Ah, thank you for the information, that makes sense! Yeah I think a custom dialect would work best going forward if you don't mind, we call it noql

taozhi8833998 commented 10 months ago

@eXigentCoder ok, got it.

taozhi8833998 commented 10 months ago

@eXigentCoder new dialect noql has been added, which is based on the PostgreSQL dialect, and has passed the failed test cases you provided. You can check the above pr.

eXigentCoder commented 10 months ago

Thank you so much, you are amazing, will check it out shortly and report back!

eXigentCoder commented 10 months ago

Thank you so much for the awesome work, I just ran our full suite of tests against the PR and all are passing!!🥳

taozhi8833998 commented 10 months ago

@eXigentCoder ok, I will merge the PR, and you can upgrade to the 4.18.0 version when I publish it. If you have issues in the future, please open a new issue, and specify the dialect noql.

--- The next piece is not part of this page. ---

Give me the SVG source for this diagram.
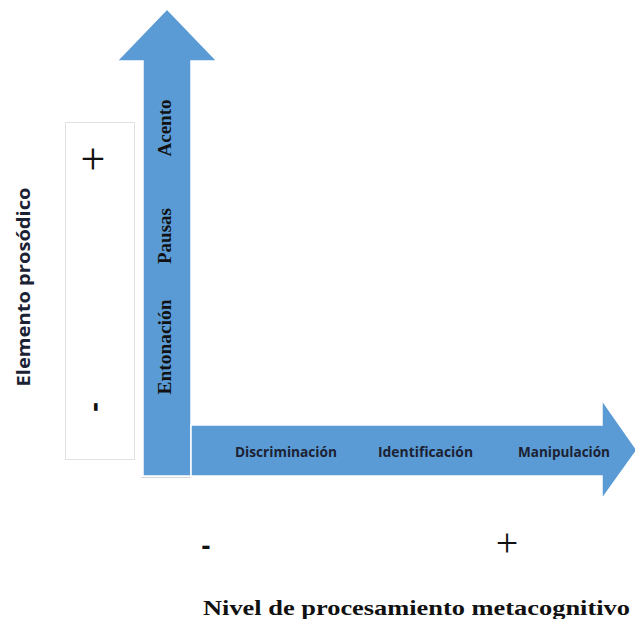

taozhi8833998 commented 10 months ago

@eXigentCoder merged.

eXigentCoder commented 10 months ago

Great stuff, thank you for all your hard work, will update to 4.18.0 in our project and will be sure to specify the dialect in future!

eXigentCoder commented 9 months ago

Hey @taozhi8833998, just wanted to check if you have an estimation for when the next publish will be?

taozhi8833998 commented 9 months ago

Hey @taozhi8833998, just wanted to check if you have an estimation for when the next publish will be?

hi, @eXigentCoder The new version will be released on the Friday of this week.

eXigentCoder commented 9 months ago

Awesome, thank you!

taozhi8833998 commented 9 months ago

@eXigentCoder The new version 4.18.0 has been released, you can try it.

eXigentCoder commented 9 months ago

Awesome, thank you so much, will pull it down and get it integrated today, thanks so much!